Wright’s essays on Saudi Arabia and Syria help us understand the chaos that has engulfed Syria and Iraq and that may eventually extend to Saudi Arabia as well. They provide no solutions to the intractable questions that they ask. Why are a fraction of the world’s one billion Muslims killing others and getting killed in a nihilistic cause that values death above life? How could a profoundly negative reinterpretation of Islam by a small group of jihadists as such a controversial and violent sect have emerged, over a relatively few years? Why have so many nations, particularly in Europe and North America, refused to recognize and help relieve the suffering of millions of Arab refugees?

Wright does not claim to have answers, only to provide insights into some of the sources of the tragedy. It is, he writes,

common to suggest that dealing with root causes of terrorism is the best and maybe the only way to bring it to an end, but there is very little evidence to support that notion.
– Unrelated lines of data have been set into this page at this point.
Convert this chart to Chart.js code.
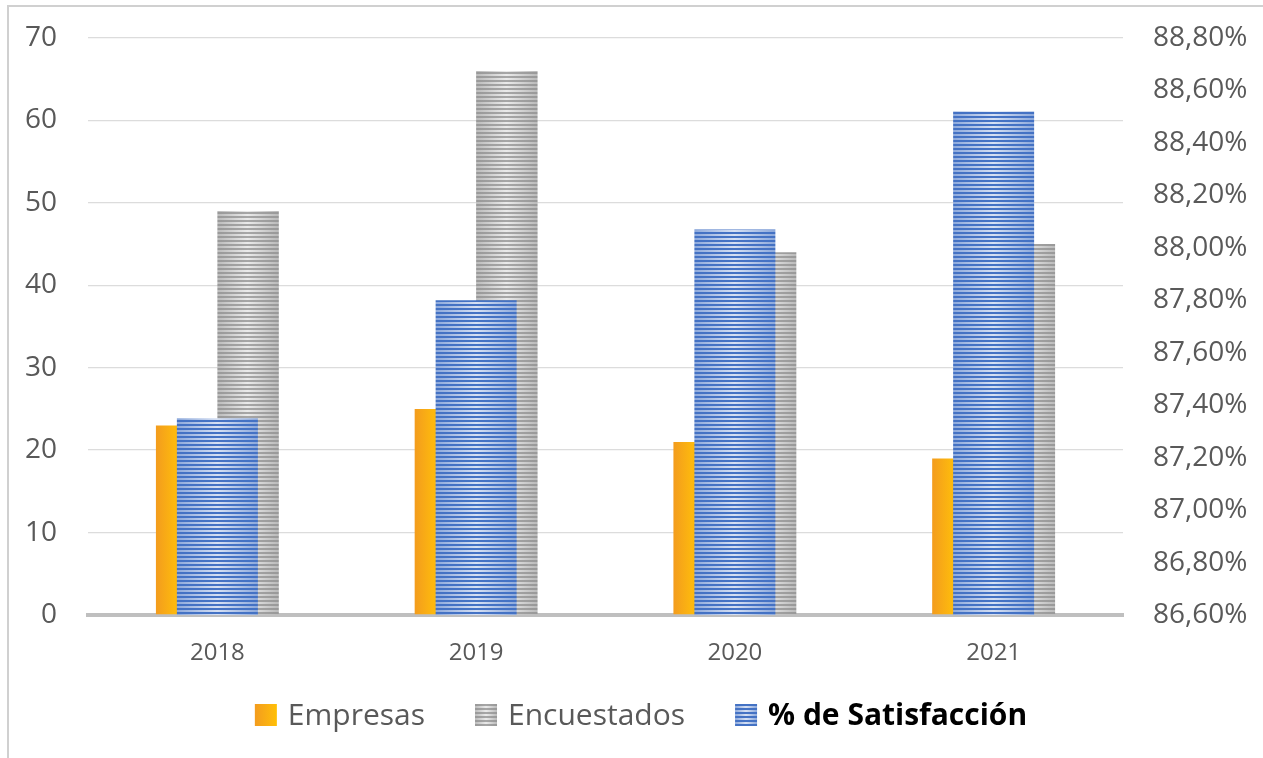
<!DOCTYPE html>
<html>
<head>
<meta charset="utf-8">
<script src="https://cdn.jsdelivr.net/npm/chart.js@4.4.1/dist/chart.umd.min.js"></script>
<style>
  html, body { margin: 0; padding: 0; background: #fff; }
  #wrap { width: 1263px; height: 758px; }
</style>
</head>
<body>
<div id="wrap"><canvas id="grafico" width="1263" height="758"></canvas></div>
<script>
// datos
var anios = ['2018', '2019', '2020', '2021'];
var empresas = [23, 25, 21, 19];
var encuestados = [49, 66, 44, 45];
var satisfaccion = [87.35, 87.80, 88.07, 88.52];
var nombres = ['Empresas', 'Encuestados', '% de Satisfacción'];
var ejeIzq = [0, 70, 10];      // min, max, paso
var ejeDer = [86.6, 88.8, 0.2];

var GRUPO = 0.475;   // ancho del par Empresas/Encuestados
var ANCHO_SAT = 0.313;

Chart.defaults.font.family = "'Open Sans', 'Noto Sans', sans-serif";
Chart.defaults.color = '#595959';

// relleno de cada barra (degradado o rayas horizontales)
function makeFill(ctx, kind, left, width, corto) {
  if (kind === 'emp') {
    var g = ctx.createLinearGradient(left, 0, left + width, 0);
    g.addColorStop(0, '#F39C1E');
    g.addColorStop(corto ? 0.8 : 0.3, '#FDB80E');
    g.addColorStop(1, '#FFC000');
    return g;
  }
  var w = Math.max(1, Math.round(width));
  var c = document.createElement('canvas');
  c.width = w; c.height = 4;
  var p = c.getContext('2d');
  var col = kind === 'sat'
    ? ['#4472C4', '#D6E0F3', '68,114,196']
    : ['#A6A6A6', '#EAEAEA', '140,140,140'];
  p.fillStyle = col[1]; p.fillRect(0, 0, w, 4);
  p.fillStyle = col[0]; p.fillRect(0, 0, w, 2);
  var g2 = p.createLinearGradient(0, 0, w, 0);
  g2.addColorStop(0, 'rgba(' + col[2] + ',0.5)');
  g2.addColorStop(0.5, 'rgba(' + col[2] + ',0)');
  g2.addColorStop(1, 'rgba(' + col[2] + ',0.5)');
  p.fillStyle = g2; p.fillRect(0, 0, w, 4);
  var pat = ctx.createPattern(c, 'repeat');
  pat.setTransform(new DOMMatrix([1, 0, 0, 1, Math.round(left), 0]));
  return pat;
}

function barFill(kind, plano) {
  return function(c) {
    var chart = c.chart;
    if (!chart.chartArea || c.dataIndex === undefined) return plano;
    var xs = chart.scales.x;
    var centro = xs.getPixelForValue(c.dataIndex);
    var paso = xs.width / anios.length;
    var left, width;
    if (kind === 'emp') { width = paso * GRUPO / 2; left = centro - width; }
    else if (kind === 'enc') { width = paso * GRUPO / 2; left = centro; }
    else { width = paso * ANCHO_SAT; left = centro - width / 2; }
    return makeFill(chart.ctx, kind, left, width, false);
  };
}

var marco = {
  id: 'marco',
  beforeDraw: function(chart) {
    var ctx = chart.ctx;
    ctx.save();
    ctx.fillStyle = '#fff';
    ctx.fillRect(0, 0, chart.width, chart.height);
    ctx.strokeStyle = '#D0D0D0';
    ctx.lineWidth = 2;
    ctx.strokeRect(8, 6, chart.width + 20, chart.height + 20);
    ctx.restore();
  }
};

var leyenda = {
  id: 'leyenda',
  afterDraw: function(chart) {
    var ctx = chart.ctx;
    var items = [
      { text: nombres[0], kind: 'emp', font: "30px 'Open Sans'", color: '#595959' },
      { text: nombres[1], kind: 'enc', font: "30px 'Open Sans'", color: '#595959' },
      { text: nombres[2], kind: 'sat', font: "bold 30px 'Open Sans'", color: '#000000' }
    ];
    var box = 22, gapTxt = 11, gapItem = 50, base = 725;
    ctx.save();
    var total = 0;
    items.forEach(function(it, i) {
      ctx.font = it.font;
      it.w = ctx.measureText(it.text).width;
      total += box + gapTxt + it.w + (i > 0 ? gapItem : 0);
    });
    var x = 641 - total / 2;
    items.forEach(function(it) {
      ctx.fillStyle = makeFill(ctx, it.kind, x, box, true);
      ctx.fillRect(x, base - 21, box, box);
      ctx.font = it.font;
      ctx.fillStyle = it.color;
      ctx.textBaseline = 'alphabetic';
      ctx.textAlign = 'left';
      ctx.fillText(it.text, x + box + gapTxt, base);
      x += box + gapTxt + it.w + gapItem;
    });
    ctx.restore();
  }
};

// los ejes verticales no deben empujar el area del grafico
function ajusteVertical(ancho) {
  return function(s) {
    s.width = ancho;
    s.paddingTop = 0;
    s.paddingBottom = 0;
  };
}

var ctx = document.getElementById('grafico');

var grafico = new Chart(ctx, {
  type: 'bar',
  data: {
    labels: anios,
    datasets: [
      {
        label: nombres[0],
        data: empresas,
        yAxisID: 'y',
        order: 1,
        backgroundColor: barFill('emp', '#F7A516'),
        categoryPercentage: GRUPO,
        barPercentage: 1
      },
      {
        label: nombres[1],
        data: encuestados,
        yAxisID: 'y',
        order: 2,
        backgroundColor: barFill('enc', '#BFBFBF'),
        categoryPercentage: GRUPO,
        barPercentage: 1
      },
      {
        label: nombres[2],
        data: satisfaccion,
        yAxisID: 'y1',
        order: 0,
        grouped: false,
        backgroundColor: barFill('sat', '#4472C4'),
        categoryPercentage: ANCHO_SAT,
        barPercentage: 1
      }
    ]
  },
  options: {
    responsive: false,
    animation: false,
    layout: { padding: { top: 38, left: 0, right: 0, bottom: 0 } },
    plugins: {
      legend: { display: false },
      tooltip: { enabled: false }
    },
    scales: {
      x: {
        z: 1,
        grid: { display: false, drawTicks: false },
        border: { display: true, color: '#BFBFBF', width: 4 },
        ticks: { font: { size: 24 }, color: '#595959', padding: 24 },
        afterFit: function(s) { s.height = 143; }
      },
      y: {
        position: 'left',
        min: ejeIzq[0],
        max: ejeIzq[1],
        ticks: { stepSize: ejeIzq[2], font: { size: 28 }, color: '#595959', padding: 31 },
        grid: {
          drawTicks: false,
          color: function(c) { return c.tick && c.tick.value === 0 ? 'rgba(0,0,0,0)' : '#DCDCDC'; },
          lineWidth: 1.3
        },
        border: { display: false },
        afterFit: ajusteVertical(88)
      },
      y1: {
        position: 'right',
        min: ejeDer[0],
        max: ejeDer[1],
        ticks: {
          stepSize: ejeDer[2],
          font: { size: 28 },
          color: '#595959',
          padding: 30,
          callback: function(v) { return v.toFixed(2).replace('.', ',') + '%'; }
        },
        grid: { drawOnChartArea: false, drawTicks: false },
        border: { display: false },
        afterFit: ajusteVertical(140)
      }
    }
  },
  plugins: [marco, leyenda]
});
</script>
</body>
</html>
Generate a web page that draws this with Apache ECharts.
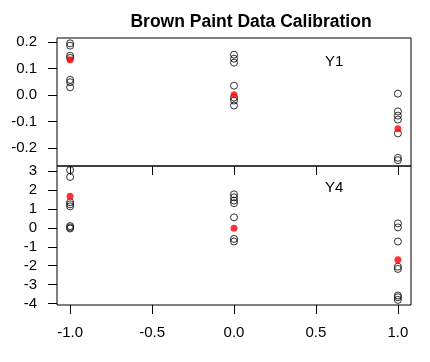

Poverty doesn’t necessarily lead to acts of terror. Nor does tyranny, nor do wars, corruption, a lack of education or opportunity, physical abuse…. Not one of these factors by itself is sufficient to say that here at last is the reason that idealistic young people line up for the opportunity to behead their opponents or blow themselves up in a fruit market. But each of them is a tributary in a mighty river that floods the Middle East, a river that we can call Despair.